Dundula Primary School
Dundula Primary School is a small school on the outskirts of the city of Mackay, in Central Queensland. With four teachers, a teaching principal and about eighty students, it is in a low socio-economic area and many of the students are disadvantaged and do not have many opportunities outside their actual school experience.
At the beginning of 2010 a young teacher, Daniel Bromiley, commenced working at the school. He has a musical background and saw that the boys were often at a loose end during breaks. He discovered five wooden guitars, which had been sitting in a storeroom for many years and he did what he could to make these instruments functional, having them tuned and getting new strings. This was the start of an instrumental programme for our students.
Any students in years 4 – 7 were welcome to get involved and many of them have done so. These wooden guitars may be borrowed and taken home as long as you travel in a car or walk and treat them with care. Lunchtimes will often find Mr Bromiley with a group of students in the classroom or playground showing them the fingering and chords and helping them to understand rhythm. He teaches them the chords within a song, so they are easy to remember.

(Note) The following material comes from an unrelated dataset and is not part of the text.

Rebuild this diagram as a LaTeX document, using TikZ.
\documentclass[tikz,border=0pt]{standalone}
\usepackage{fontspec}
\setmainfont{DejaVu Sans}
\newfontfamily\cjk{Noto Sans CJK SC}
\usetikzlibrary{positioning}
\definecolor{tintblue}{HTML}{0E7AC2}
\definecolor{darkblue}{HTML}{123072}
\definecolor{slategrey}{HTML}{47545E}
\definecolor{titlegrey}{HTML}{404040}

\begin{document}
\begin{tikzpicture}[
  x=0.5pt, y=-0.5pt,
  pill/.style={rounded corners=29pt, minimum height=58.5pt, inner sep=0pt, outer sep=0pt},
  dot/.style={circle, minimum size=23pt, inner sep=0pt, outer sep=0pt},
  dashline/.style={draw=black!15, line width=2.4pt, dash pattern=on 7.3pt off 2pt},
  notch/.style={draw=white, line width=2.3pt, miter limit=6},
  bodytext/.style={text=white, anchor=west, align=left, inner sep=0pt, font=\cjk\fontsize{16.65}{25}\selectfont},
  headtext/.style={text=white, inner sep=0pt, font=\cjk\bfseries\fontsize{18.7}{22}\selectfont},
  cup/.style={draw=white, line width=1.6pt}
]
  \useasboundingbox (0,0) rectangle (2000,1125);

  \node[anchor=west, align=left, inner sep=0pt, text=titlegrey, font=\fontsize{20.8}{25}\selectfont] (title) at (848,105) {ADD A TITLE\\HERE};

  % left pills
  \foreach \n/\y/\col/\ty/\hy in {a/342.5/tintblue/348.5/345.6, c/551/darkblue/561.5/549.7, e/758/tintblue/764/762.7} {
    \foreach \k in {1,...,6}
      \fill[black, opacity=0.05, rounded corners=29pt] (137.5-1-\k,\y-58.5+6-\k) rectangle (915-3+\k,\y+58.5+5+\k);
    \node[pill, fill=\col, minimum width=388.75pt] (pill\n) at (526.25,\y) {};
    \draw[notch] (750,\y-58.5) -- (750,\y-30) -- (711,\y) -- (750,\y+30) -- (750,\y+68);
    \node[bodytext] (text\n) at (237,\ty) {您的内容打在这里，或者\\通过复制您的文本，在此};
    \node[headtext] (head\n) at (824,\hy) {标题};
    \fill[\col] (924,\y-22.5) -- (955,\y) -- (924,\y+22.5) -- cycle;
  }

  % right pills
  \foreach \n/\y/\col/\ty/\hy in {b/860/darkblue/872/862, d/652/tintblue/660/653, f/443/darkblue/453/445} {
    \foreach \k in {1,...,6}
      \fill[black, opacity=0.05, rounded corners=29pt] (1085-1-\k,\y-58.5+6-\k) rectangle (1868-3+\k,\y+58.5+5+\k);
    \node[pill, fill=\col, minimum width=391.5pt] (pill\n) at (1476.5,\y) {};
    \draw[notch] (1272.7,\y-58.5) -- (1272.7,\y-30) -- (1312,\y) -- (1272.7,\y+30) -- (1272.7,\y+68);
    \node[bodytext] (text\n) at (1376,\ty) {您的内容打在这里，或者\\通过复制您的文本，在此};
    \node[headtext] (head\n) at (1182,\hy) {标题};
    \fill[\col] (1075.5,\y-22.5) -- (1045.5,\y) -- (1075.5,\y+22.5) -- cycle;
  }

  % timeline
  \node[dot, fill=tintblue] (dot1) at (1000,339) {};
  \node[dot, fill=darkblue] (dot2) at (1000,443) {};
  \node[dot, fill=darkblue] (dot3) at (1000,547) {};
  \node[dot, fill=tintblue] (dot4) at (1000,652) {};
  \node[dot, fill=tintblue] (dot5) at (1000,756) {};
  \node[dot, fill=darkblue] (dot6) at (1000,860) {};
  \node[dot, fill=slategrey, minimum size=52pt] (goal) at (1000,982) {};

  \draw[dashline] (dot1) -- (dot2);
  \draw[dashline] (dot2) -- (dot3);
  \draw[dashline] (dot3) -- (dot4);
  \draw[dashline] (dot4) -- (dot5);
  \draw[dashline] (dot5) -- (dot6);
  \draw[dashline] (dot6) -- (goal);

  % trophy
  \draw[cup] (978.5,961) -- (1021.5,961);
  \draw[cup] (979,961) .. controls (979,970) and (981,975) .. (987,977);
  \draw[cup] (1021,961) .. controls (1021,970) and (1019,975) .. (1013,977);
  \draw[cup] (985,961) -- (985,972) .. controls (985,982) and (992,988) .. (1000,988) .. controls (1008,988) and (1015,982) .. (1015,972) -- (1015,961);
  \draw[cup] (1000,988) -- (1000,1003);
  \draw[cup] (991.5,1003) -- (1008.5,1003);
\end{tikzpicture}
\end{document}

A few of the Year 6/7 boys have started a band and Mr Bromiley has accessed some electric guitars and generously loaned his own drum set, keyboard and amplifier. He provides a trumpet accompaniment. All the students have some knowledge of music from school classes but they learn music for the band through demonstration and then breaking down tunes into chords. Sheet music and books play a very minor part in our programme.

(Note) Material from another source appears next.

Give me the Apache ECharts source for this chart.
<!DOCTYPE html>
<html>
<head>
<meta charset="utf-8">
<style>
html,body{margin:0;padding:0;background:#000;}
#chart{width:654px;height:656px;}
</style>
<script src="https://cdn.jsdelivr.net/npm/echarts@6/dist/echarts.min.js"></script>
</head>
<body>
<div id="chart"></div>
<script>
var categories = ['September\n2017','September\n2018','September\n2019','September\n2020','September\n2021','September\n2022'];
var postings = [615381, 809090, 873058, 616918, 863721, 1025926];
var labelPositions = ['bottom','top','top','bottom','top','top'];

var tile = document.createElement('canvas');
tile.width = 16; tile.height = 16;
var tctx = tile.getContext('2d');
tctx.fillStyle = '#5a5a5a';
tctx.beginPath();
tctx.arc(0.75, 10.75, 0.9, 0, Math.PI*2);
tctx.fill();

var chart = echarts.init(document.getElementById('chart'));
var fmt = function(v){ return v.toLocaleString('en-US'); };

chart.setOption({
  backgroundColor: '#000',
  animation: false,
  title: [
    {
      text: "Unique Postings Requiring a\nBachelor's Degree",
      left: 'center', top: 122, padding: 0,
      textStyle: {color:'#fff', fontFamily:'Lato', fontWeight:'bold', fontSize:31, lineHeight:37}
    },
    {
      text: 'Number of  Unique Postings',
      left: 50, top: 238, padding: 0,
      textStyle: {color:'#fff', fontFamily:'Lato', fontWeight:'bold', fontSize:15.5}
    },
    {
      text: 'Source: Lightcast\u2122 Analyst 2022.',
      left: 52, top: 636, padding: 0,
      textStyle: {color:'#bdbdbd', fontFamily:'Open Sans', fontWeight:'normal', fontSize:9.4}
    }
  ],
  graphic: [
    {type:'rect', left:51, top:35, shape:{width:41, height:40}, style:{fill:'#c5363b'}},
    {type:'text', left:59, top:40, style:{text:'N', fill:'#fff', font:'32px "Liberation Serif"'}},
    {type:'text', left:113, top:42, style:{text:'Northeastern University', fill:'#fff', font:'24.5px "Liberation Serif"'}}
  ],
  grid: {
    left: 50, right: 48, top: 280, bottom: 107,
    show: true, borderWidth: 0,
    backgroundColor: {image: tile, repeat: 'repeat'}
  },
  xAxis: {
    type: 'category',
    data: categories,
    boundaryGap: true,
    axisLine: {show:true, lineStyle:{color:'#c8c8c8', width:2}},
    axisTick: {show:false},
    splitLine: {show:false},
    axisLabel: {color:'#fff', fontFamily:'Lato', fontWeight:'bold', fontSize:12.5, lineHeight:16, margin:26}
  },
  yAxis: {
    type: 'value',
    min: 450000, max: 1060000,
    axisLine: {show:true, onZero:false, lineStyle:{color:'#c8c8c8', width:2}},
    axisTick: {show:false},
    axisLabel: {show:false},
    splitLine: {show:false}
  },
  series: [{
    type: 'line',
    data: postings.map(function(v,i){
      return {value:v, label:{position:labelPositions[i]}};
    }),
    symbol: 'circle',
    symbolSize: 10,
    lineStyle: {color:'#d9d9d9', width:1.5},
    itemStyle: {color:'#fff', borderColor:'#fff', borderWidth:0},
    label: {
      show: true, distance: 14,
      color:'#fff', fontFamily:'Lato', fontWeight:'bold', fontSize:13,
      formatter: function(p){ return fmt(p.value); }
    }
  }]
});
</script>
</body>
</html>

All music and band practice takes place in the students’ own time - after school and during lunchtimes they are busy making music. The visiting special needs teacher helps with keyboard accompaniment at times.

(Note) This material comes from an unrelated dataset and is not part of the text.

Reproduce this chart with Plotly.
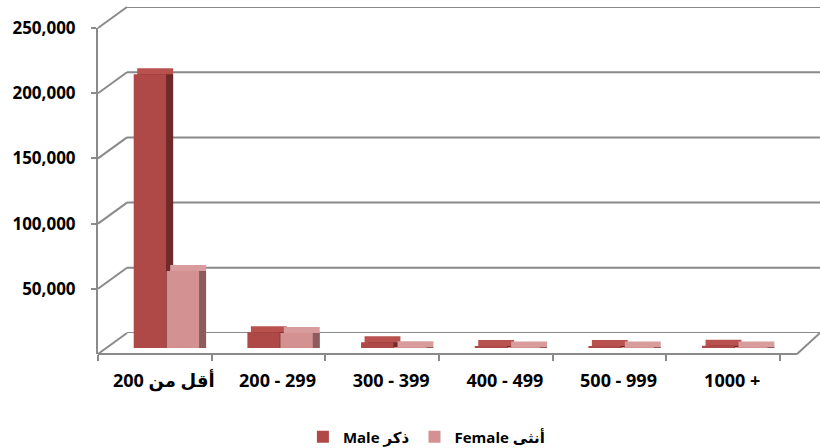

Many of these boys are from disadvantaged backgrounds with about 40% from aboriginal families. There are no auditions for the band - if you want to play, they’ll give you a go. The boys can also be found helping each other when their teacher is unavailable.
The teachers say that the band has made a tremendous difference in these boys’ lives, they are more enthusiastic about learning in general and absenteeism has dropped. The boys want to be at school so they have the opportunity to make music. They are not as disruptive and music is improving their ability to listen and stay focussed. One of the parents has gone and bought instruments for his sons as a result of the interest these boys have shown. A student who has been a poor achiever in practically all other areas can be found making music every lunch time, if permitted. Girls do play the guitars too but the band has, so far, been the boys’ preserve.
As the school chaplain, I have watched this programme make a difference to these boys; you can see their faces light up when they talk to you. Having been very concerned about the future of some of these students and seeing them as “at risk”, I am very enthusiastic about the value of music for them. Our music class teacher has also been providing some keyboard lessons for a young girl from a family with few resources as the girl desperately wants to learn.
I see this programme as innovative as it began from nothing and has progressed amazingly in one year. This instrumental programme has “happened “ as a result of one young man’s love for music and his desire to see others enjoying and benefiting from music too. They have no funding, resources are begged or borrowed and there is a “make do” philosophy which is wonderful to see. In education where one of the key themes is engagement, particularly for boys “at risk” I have been so impressed with the innovation and magic in this programme.